As someone who often questions her need to write criticism of the things she sees, this is a manifesto.



Ego is an interesting character. This is a man who has an office shaped like a coffin, and a file for his reviews that is, almost literally, a morgue. One expects him to be the villain of the piece, alongside the philistine Skinner, but lo and behold, we see Ego change in the face of art. This scene is a vindication of the transformative power of the aesthetic experience and it's kind of thrilling. I should mention Peter O'Toole's voice work here, because it's menacing and droll at the outset, and turns gentle and wise in the end.



Finally, I'm a foodie at heart. I love to cook. Apart from everything else, Ratatouille is a love letter to the art of cooking and to the joys of food. That speaks to me in a deep and satisfying way. It's a kind of synesthesia that is simply beyond the grasp of most animated movies, and most movies in general. Again, Ego gets the last word when he declares "I don't LIKE food, I LOVE it. If I don't LOVE it, I don't SWALLOW it!" A man after my own heart.





4 comments:

Jaye Schmus said...

I gave this movie a pass in theaters and on DVD. I suppose I shall have to give it a go now. Thank you for trying to broaden my movie horizons.

Toxaemia said...

I loved this film! I also really enjoyed your review of it :)

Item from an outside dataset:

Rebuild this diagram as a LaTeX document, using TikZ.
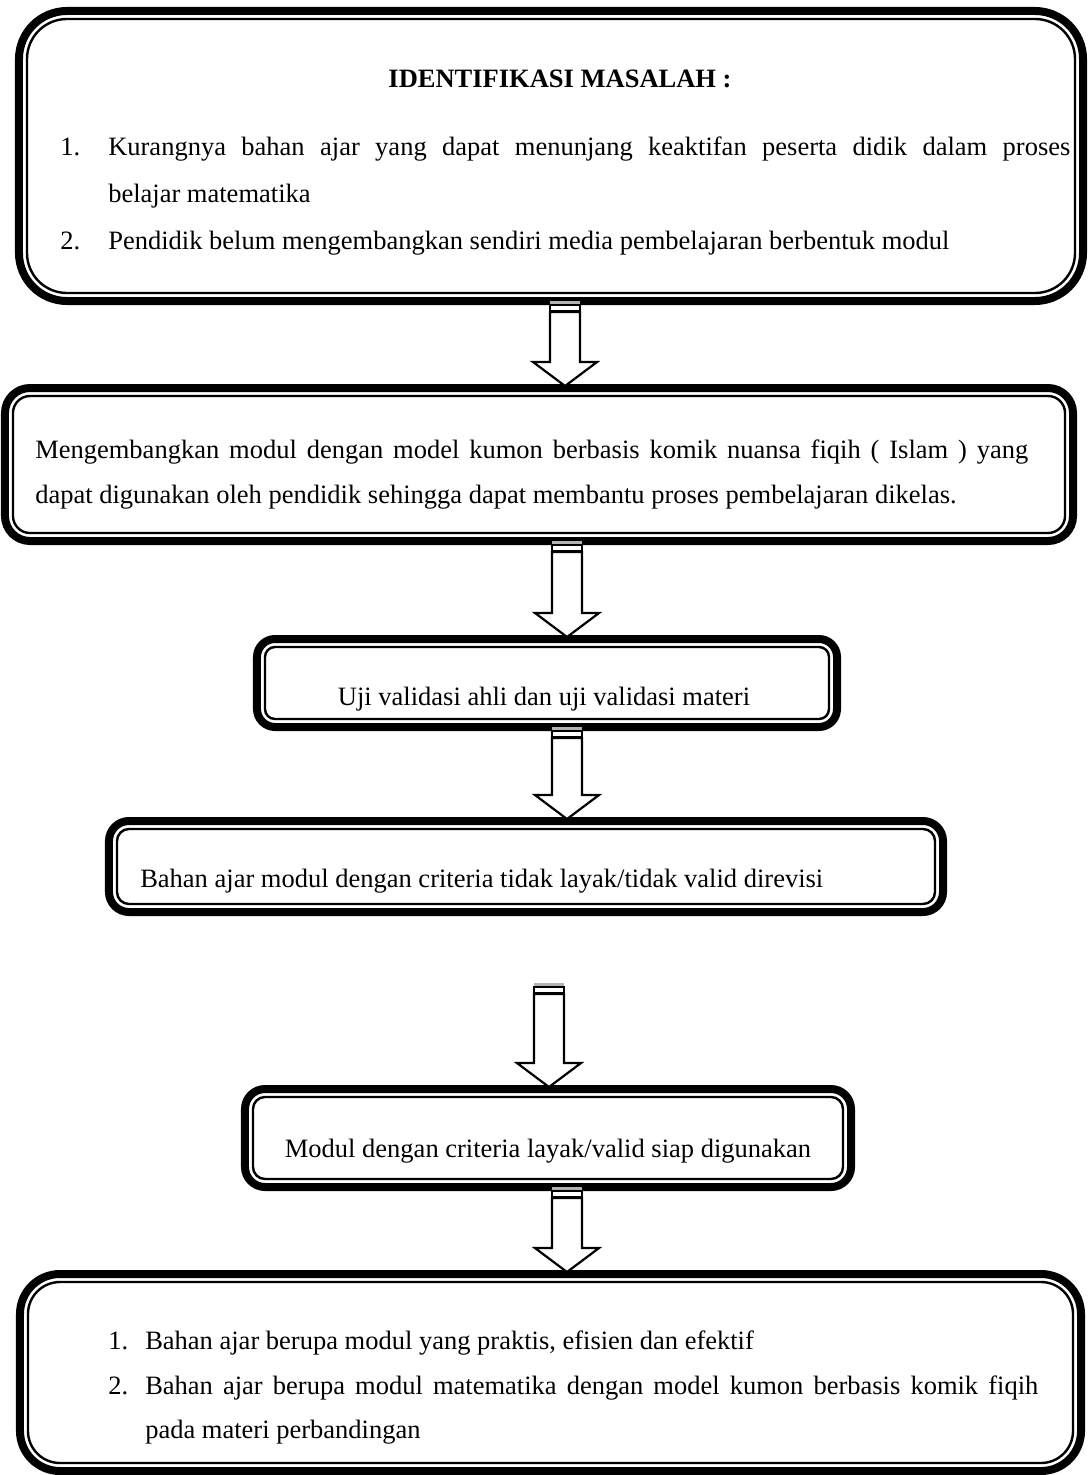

It still kind of bums me out that old school animation has taken a back seat to computer animated features.

Jenn said...

Haven't seen it, but now I want to! We are food obsessed around the Cavalcade, Sam being a chef and all. I'm cooking tandoori chicken as we speak.

Great post.

dr.morbius said...

@Jaye: This is a movie that was built for the big screen--I mean, look at how wide my screen caps are--so it's a shame that you missed it there. But seek it out. It's fun.

@Toxaemia: Yeah. I love old school animation, too. Computer animation is fine, but it doesn't have that hand-made quality. Traditional animation is still out there, though. Are you planning to see The Illusionist?

@Jenn: Oooh. Tandoori chicken! Drool, drool!